O cardeal Bernard Francis Law morreu aos 86 anos. O anúncio chega quando ainda é noite no Vaticano, mas somente na madrugada de hoje em Boston, a cidade na qual a Igreja mundial viveu o primeiro e mais flagrante escândalo contemporâneo ligado à pedofilia.
Law foi o arcebispo daquela diocese nos anos incriminados, que vão de 1984 a 2002: sobre ele pesa a acusação de ter acobertado constante e sistematicamente os abusos cometidos pelos padres.
O prelado é personagem do célebre filme O caso Spotlight, que venceu o Oscar ao documentar no cinema a histórica investigação do Boston Globe, onde um grupo de jornalistas fez a investigação – que lhe valeram o prêmio Pulitzer – que reconstruiu as proporções do fenômeno dos abusos e a rede de cobertura construída pela cúria.
Law, particularmente, de maneira habitual transferia os padres acusados de pedofilia de uma paróquia para outra, sem tomar medidas mais decididas e sem avisar a polícia.
Tratava-se de um mecanismo que permitiu a repetição dos abusos por anos. No dia 13 de dezembro de 2002, submerso pelo escândalo, o arcebispo se demitiu do cargo. No seu lugar chegou Sean Patrick O’Malley, que se tornou o protagonista de um trabalho de reconstituição até se tornar uma das máximas referências eclesiásticas da luta contra a pedofilia.

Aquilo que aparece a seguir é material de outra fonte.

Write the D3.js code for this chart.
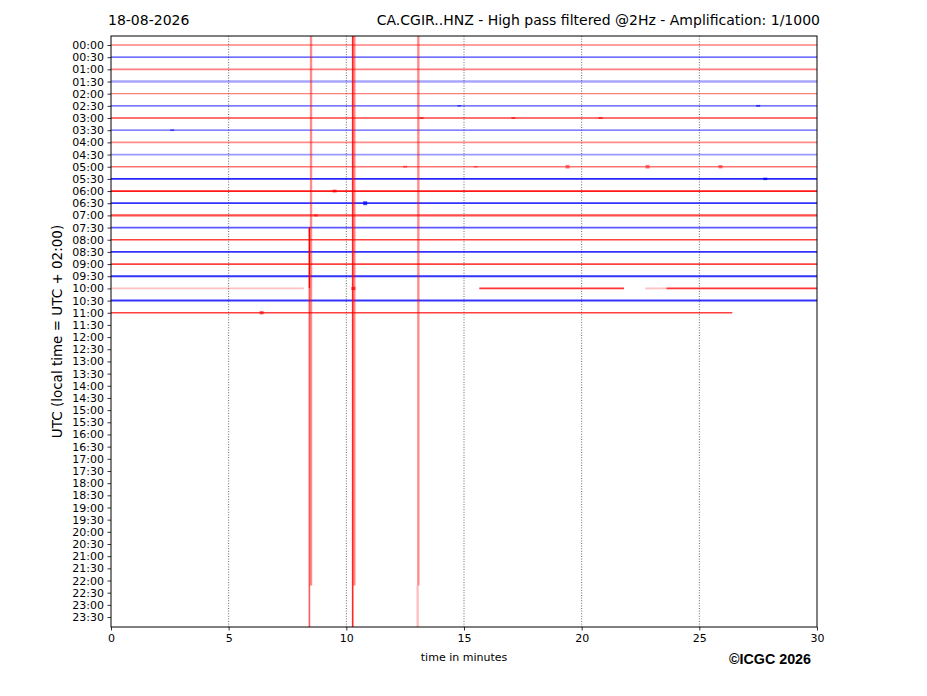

Law, no entanto, foi transferido por João Paulo II a Roma, onde foi nomeado arcipreste da basílica de Santa Maria Maior, um cargo insignificante do ponto de visto operativo mas ainda relevante pelo prestígio honorífico. Isso lhe permitiu que estivesse, um ano depois, na primeira fila na cerimônia solene das exéquias do papa polaco.
E como cardeal eleitor, Law participou também do conclave que escolheu Bento XVI.
Em 2011, ao completar oitenta anos, ele ficou sendo o arcipreste emérito da basílica, sem nenhum poder ou influência.
A sua vida se encerrou no silêncio mas voltou à ribalta depois da eleição do papa Francisco, porque a primeira visita do pontífice recém-eleito foi a Santa Maria Maior.
Padre Federico Lombardi, na época diretor da Sala de Imprensa do Vaticano, foi obrigado a desmentir que Bergoglio tivesse afastado o purpurado de um passado complicado. E Lombardi explicou à imprensa mundial: “O cardeal Law estava presente de modo discreto na capela juntamente com outros membros do capítulo e dos confessores, já que foi até recentemente arcipreste de Santa Maria Maior. Depois ele voltou para a sua casa. Nada mais há para ser acrescentado”.
A sua casa era no Palazzo della Cancelleria, edifício do Vaticano, atrás do Campo de’ Fiori. Ali permaneceu também nos dias em que o filme de Tom McCarthyconquistou a estatueta de Hollywood.
Nos últimos dias da sua vida, no entanto, Law viveu num hospital devido ao agravamento das suas condições de saúde.